19. The apparatus according to claim 1 wherein the sensor is provided with temperature modulation.

20. The apparatus according to claim 19 wherein the temperature modulation is substantially of a stepwise form.

21. The apparatus according to claim 19 wherein the temperature modulation is substantially of a saw-tooth form.

22. The apparatus according to claim 19 wherein the temperature modulation is substantially of a ramped-pulsed form.

23. The apparatus according to claim 1 wherein the sensor has a surface coated with material for absorbing one or more of the contaminants.

24. The apparatus according to claim 1 comprising means for cooling the sensor to a temperature below ambient temperature.

25. The apparatus according to claim 1 comprising a backing pump connected to the outlet for pumping fluid exhaust from the pumping means.

26. The apparatus according to claim 1 wherein the inlet is in fluid communication with a vacuum chamber for receiving fluid therefrom.

27. The apparatus according to claim 1 wherein the contaminants comprise at least one of water and a hydrocarbon.

28. In combination, a vacuum pump having an inlet for receiving fluid and an outlet for exhausting pumped fluid, and a sensor, in fluid communication with a location intermediate the inlet and the outlet, for receiving at least part of the fluid received by the pump and for detecting the presence of one or more contaminants therein.

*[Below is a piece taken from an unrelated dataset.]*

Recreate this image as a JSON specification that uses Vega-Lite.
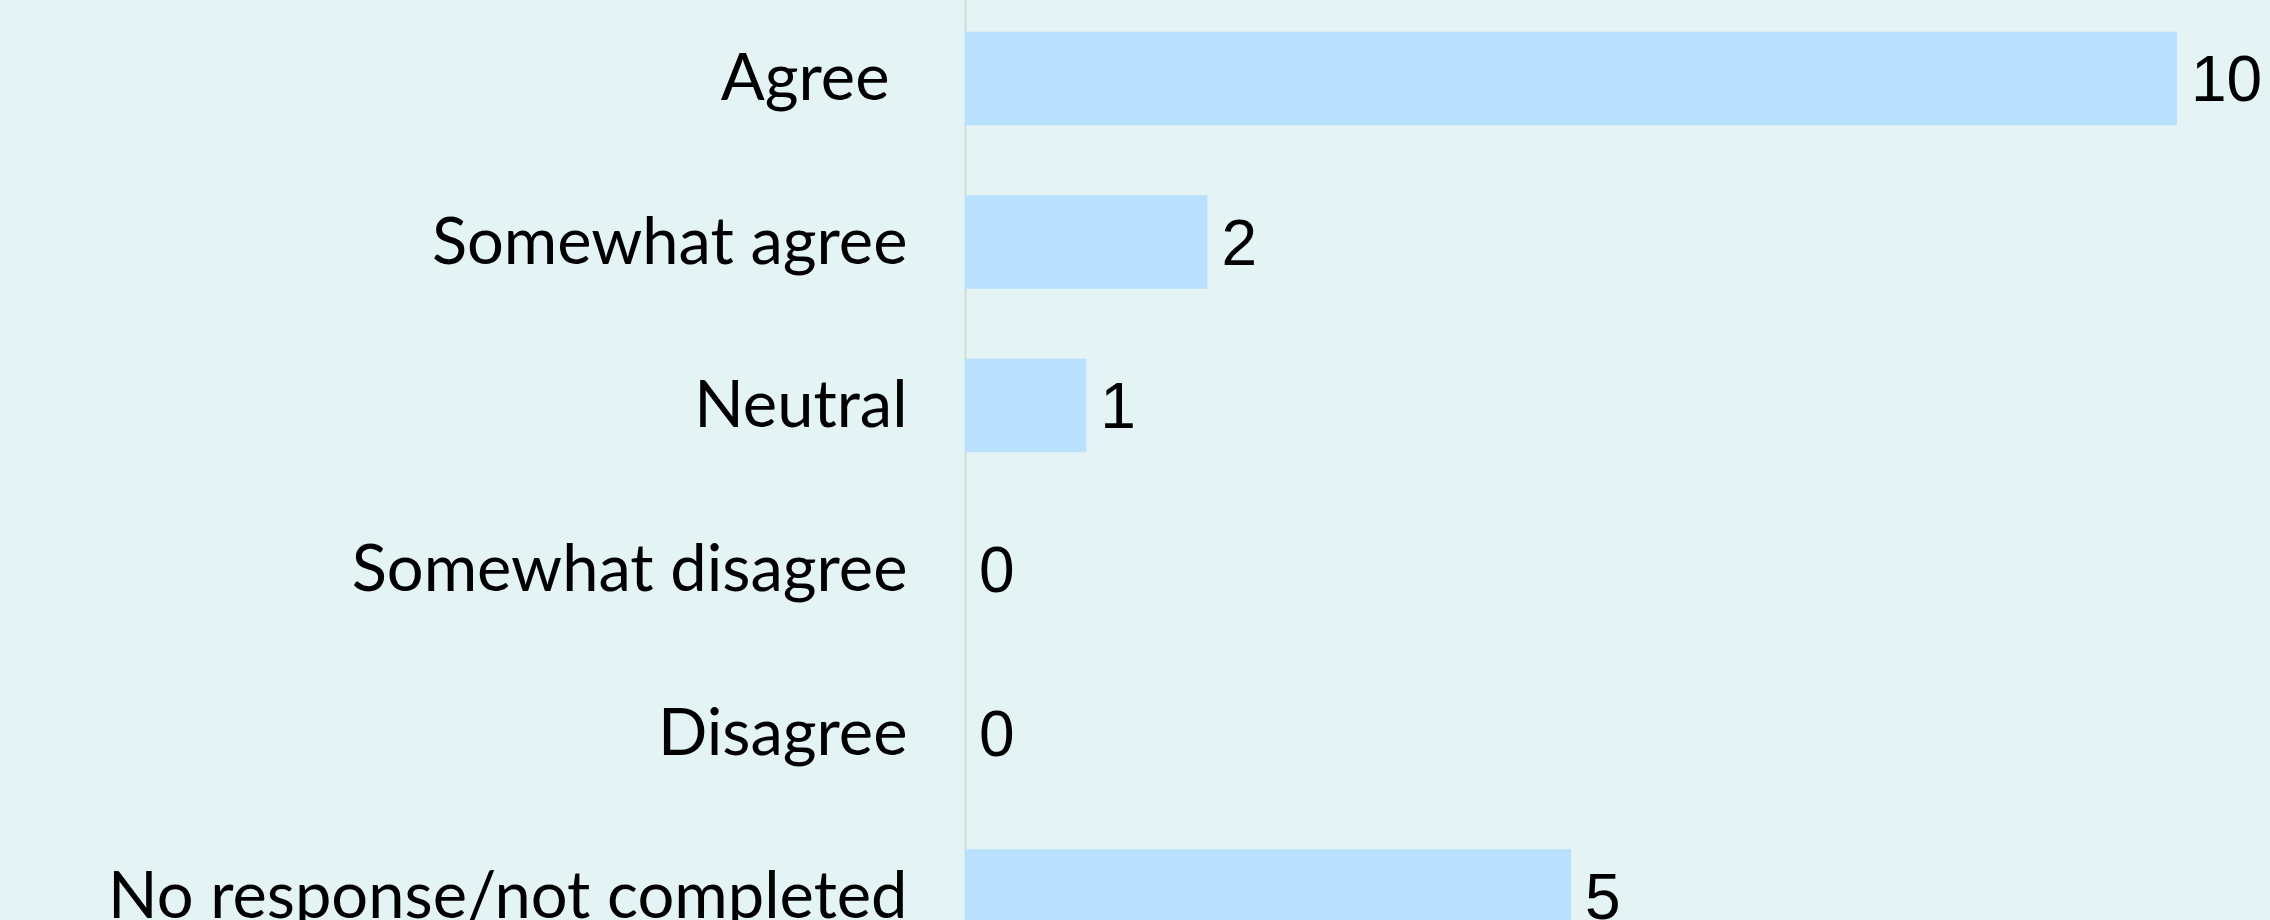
{
  "$schema": "https://vega.github.io/schema/vega-lite/v6.json",
  "autosize": {"type": "none"},
  "width": 1212,
  "height": 920,
  "padding": {"left": 965, "top": 0, "right": 93, "bottom": 0},
  "background": "#E4F3F4",
  "config": {"view": {"stroke": null}},
  "data": {"values": [
    {"response": "Agree", "count": 10},
    {"response": "Somewhat agree", "count": 2},
    {"response": "Neutral", "count": 1},
    {"response": "Somewhat disagree", "count": 0},
    {"response": "Disagree", "count": 0},
    {"response": "No response/not completed", "count": 5}
  ]},
  "encoding": {
    "y": {
      "field": "response", "type": "nominal", "sort": null,
      "scale": {"range": [0, 974.5], "paddingInner": 0.428, "paddingOuter": 0.194},
      "axis": {
        "title": null, "ticks": false, "domain": true, "domainColor": "#D2DCDD", "domainWidth": 2,
        "labelFont": "Lato", "labelFontSize": 65, "labelColor": "#000000",
        "labelPadding": {"condition": {"test": "datum.value === 'Agree'", "value": 76}, "value": 58},
        "labelLimit": 2000, "labelOffset": 2
      }
    },
    "x": {
      "field": "count", "type": "quantitative",
      "scale": {"domain": [0, 10], "nice": false},
      "axis": null
    }
  },
  "layer": [
    {"mark": {"type": "bar", "color": "#B9E0FC"}},
    {"mark": {"type": "text", "align": "left", "baseline": "middle", "dx": 14, "dy": 4, "font": "Liberation Sans", "fontSize": 64, "color": "#000000"},
     "encoding": {"text": {"field": "count", "type": "quantitative"}}}
  ]
}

29. A method of detecting the presence of one or more contaminants within pumped fluid, comprising the steps of:

receiving fluid at an inlet of a vacuum pump; and

conveying from a location intermediate the inlet and an outlet of the vacuum pump, at least part of the fluid received by the pump to a sensor for detecting the presence of one or more contaminants therein.

30. A method of detecting the presence of one or more contaminants within pumped fluid comprising the steps of:

receiving fluid at a first pumping stage; and

conveying from the first pumping stage a first stream of pumped fluid to a second pumping stage and a second stream of fluid to a sensor for detecting the presence of one or more contaminants therein.